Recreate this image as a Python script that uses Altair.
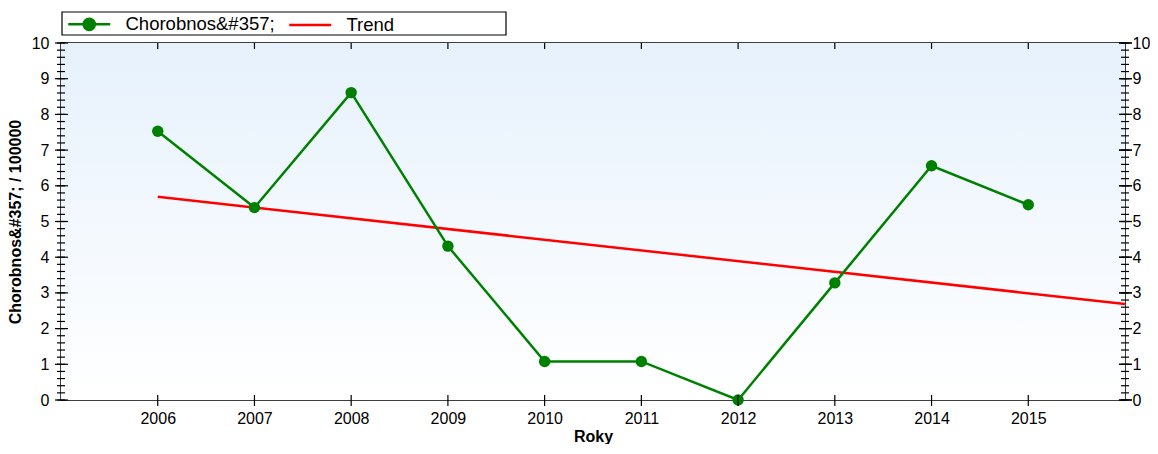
import altair as alt
import pandas as pd

# ---- data ----
years = [2006, 2007, 2008, 2009, 2010, 2011, 2012, 2013, 2014, 2015]
values = [7.53, 5.39, 8.61, 4.31, 1.08, 1.08, 0.0, 3.28, 6.56, 5.47]
trend_years = [2006, 2016]
trend_values = [5.69, 2.69]
series_names = ["Chorobnos&#357;", "Trend"]
series_colors = ["#008000", "#ff0000"]
x_title = "Roky"
y_title = "Chorobnos&#357; / 100000"
y_major = list(range(0, 11))
y_minor = [round(i * 0.2, 1) for i in range(51)]
x_domain = [2005, 2016]
y_domain = [0, 10]

W, H = 1064, 357
FONT = "Liberation Sans"

df = pd.DataFrame({"year": years, "value": values, "series": series_names[0]})
tdf = pd.DataFrame({"year": trend_years, "value": trend_values, "series": series_names[1]})
legdf = pd.DataFrame({"series": series_names})
xt = pd.DataFrame({"year": years})
ymaj = pd.DataFrame({"v": y_major})
ymin = pd.DataFrame({"v": y_minor})

xs = alt.Scale(domain=x_domain, nice=False, zero=False)
ys = alt.Scale(domain=y_domain, nice=False, zero=False)

x_axis = alt.Axis(values=years, format="d", title=x_title, ticks=False, tickSize=0,
                  labelPadding=10, domain=False, grid=False, labelFontSize=16,
                  labelFont=FONT, labelColor="black", titleFont=FONT, titleFontSize=16,
                  titleFontWeight="bold", titleColor="black", titlePadding=2)
left_axis = alt.Axis(orient="left", values=y_major, ticks=False, tickSize=0, labelPadding=12,
                     domain=False, grid=False, title=y_title, titleFont=FONT, titleFontSize=16,
                     titleFontWeight="bold", titleColor="black", titlePadding=8,
                     labelFont=FONT, labelFontSize=16, labelColor="black")
right_axis = alt.Axis(orient="right", values=y_major, ticks=False, tickSize=0, labelPadding=7,
                      domain=False, grid=False, title=None,
                      labelFont=FONT, labelFontSize=16, labelColor="black")

X = lambda f: alt.X(f, scale=xs, axis=x_axis)
Y = lambda f: alt.Y(f, scale=ys, axis=left_axis)

bg = alt.Chart(pd.DataFrame({"a": [0]})).mark_rect(
    fill=alt.LinearGradient(gradient="linear",
                            stops=[alt.GradientStop(color="#e6f1fc", offset=0),
                                   alt.GradientStop(color="#ffffff", offset=1)],
                            x1=0, x2=0, y1=0, y2=1)
).encode(x=alt.value(0), x2=alt.value(W), y=alt.value(0), y2=alt.value(H))

# legend frame (style only)
frame = alt.Chart(pd.DataFrame({"a": [0]})).mark_rect(
    fill="white", stroke="black", strokeWidth=1.2
).encode(x=alt.value(1), x2=alt.value(445), y=alt.value(-31), y2=alt.value(-8))

trend = alt.Chart(tdf).mark_line(color=series_colors[1], strokeWidth=2.5).encode(
    x=X("year:Q"), y=Y("value:Q"))

line = alt.Chart(df).mark_line(color=series_colors[0], strokeWidth=2.5).encode(
    x=X("year:Q"), y=Y("value:Q"))

pts = alt.Chart(df).mark_point(filled=True, color=series_colors[0], size=130, opacity=1,
                               shape="circle").encode(x=X("year:Q"), y=Y("value:Q"))

leg = alt.Legend(orient="none", legendX=2, legendY=-31, direction="horizontal", columns=2,
                 title=None, padding=3, labelFont=FONT, labelFontSize=18.5, labelColor="black",
                 symbolSize=196, symbolStrokeWidth=2.5, labelOffset=41, columnPadding=9)
shape_paths = ["M-1,0L5,0M1.2,0A0.8,0.8 0 1,1 2.8,0A0.8,0.8 0 1,1 1.2,0Z", "M-1,0L5,0"]
legend_layer = alt.Chart(legdf).transform_filter("false").mark_point(
    filled=True, opacity=1, strokeWidth=2.5).encode(
    fill=alt.Fill("series:N", scale=alt.Scale(domain=series_names, range=series_colors), legend=leg),
    stroke=alt.Stroke("series:N", scale=alt.Scale(domain=series_names, range=series_colors), legend=leg),
    shape=alt.Shape("series:N", scale=alt.Scale(domain=series_names, range=shape_paths), legend=leg))

xt_bottom = alt.Chart(xt).mark_rule(color="black", strokeWidth=1.2).encode(
    x=X("year:Q"), y=alt.value(H - 5), y2=alt.value(H + 6))
xt_top = alt.Chart(xt).mark_rule(color="black", strokeWidth=1.2).encode(
    x=X("year:Q"), y=alt.value(0), y2=alt.value(6))

def yrules(d, x1, x2, axis):
    return alt.Chart(d).mark_rule(color="black", strokeWidth=1.2).encode(
        y=alt.Y("v:Q", scale=ys, axis=axis), x=alt.value(x1), x2=alt.value(x2))

left_group = alt.layer(
    bg, frame, trend, line, pts, legend_layer, xt_bottom, xt_top,
    yrules(ymin, -4, 4, left_axis), yrules(ymin, W - 4, W + 4, left_axis),
    yrules(ymaj, W - 6, W + 7, left_axis), yrules(ymaj, -6, 7, left_axis),
)
right_group = yrules(ymaj, W - 6, W + 7, right_axis)

chart = alt.layer(left_group, right_group).resolve_scale(y="independent").properties(
    width=W, height=H,
    autosize=alt.AutoSizeParams(type="none"),
    padding={"left": 53, "top": 35, "right": 25, "bottom": 44},
).configure(font=FONT).configure_view(stroke="black", strokeWidth=1.5)

chart.save("out.html", embed_options={"renderer": "svg", "actions": False})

◇ ◇ ◇ ◇

> [Your objective]: Leave out the pictures and restate, word for word, the lines from the top of the data through the line containing "ys = alt.Scale(domain=y_domain, nice=False, zero=False)", both included.

> [Response for this exercise]:
Recreate this image as a Python script that uses Altair.
import altair as alt
import pandas as pd

# ---- data ----
years = [2006, 2007, 2008, 2009, 2010, 2011, 2012, 2013, 2014, 2015]
values = [7.53, 5.39, 8.61, 4.31, 1.08, 1.08, 0.0, 3.28, 6.56, 5.47]
trend_years = [2006, 2016]
trend_values = [5.69, 2.69]
series_names = ["Chorobnos&#357;", "Trend"]
series_colors = ["#008000", "#ff0000"]
x_title = "Roky"
y_title = "Chorobnos&#357; / 100000"
y_major = list(range(0, 11))
y_minor = [round(i * 0.2, 1) for i in range(51)]
x_domain = [2005, 2016]
y_domain = [0, 10]

W, H = 1064, 357
FONT = "Liberation Sans"

df = pd.DataFrame({"year": years, "value": values, "series": series_names[0]})
tdf = pd.DataFrame({"year": trend_years, "value": trend_values, "series": series_names[1]})
legdf = pd.DataFrame({"series": series_names})
xt = pd.DataFrame({"year": years})
ymaj = pd.DataFrame({"v": y_major})
ymin = pd.DataFrame({"v": y_minor})

xs = alt.Scale(domain=x_domain, nice=False, zero=False)
ys = alt.Scale(domain=y_domain, nice=False, zero=False)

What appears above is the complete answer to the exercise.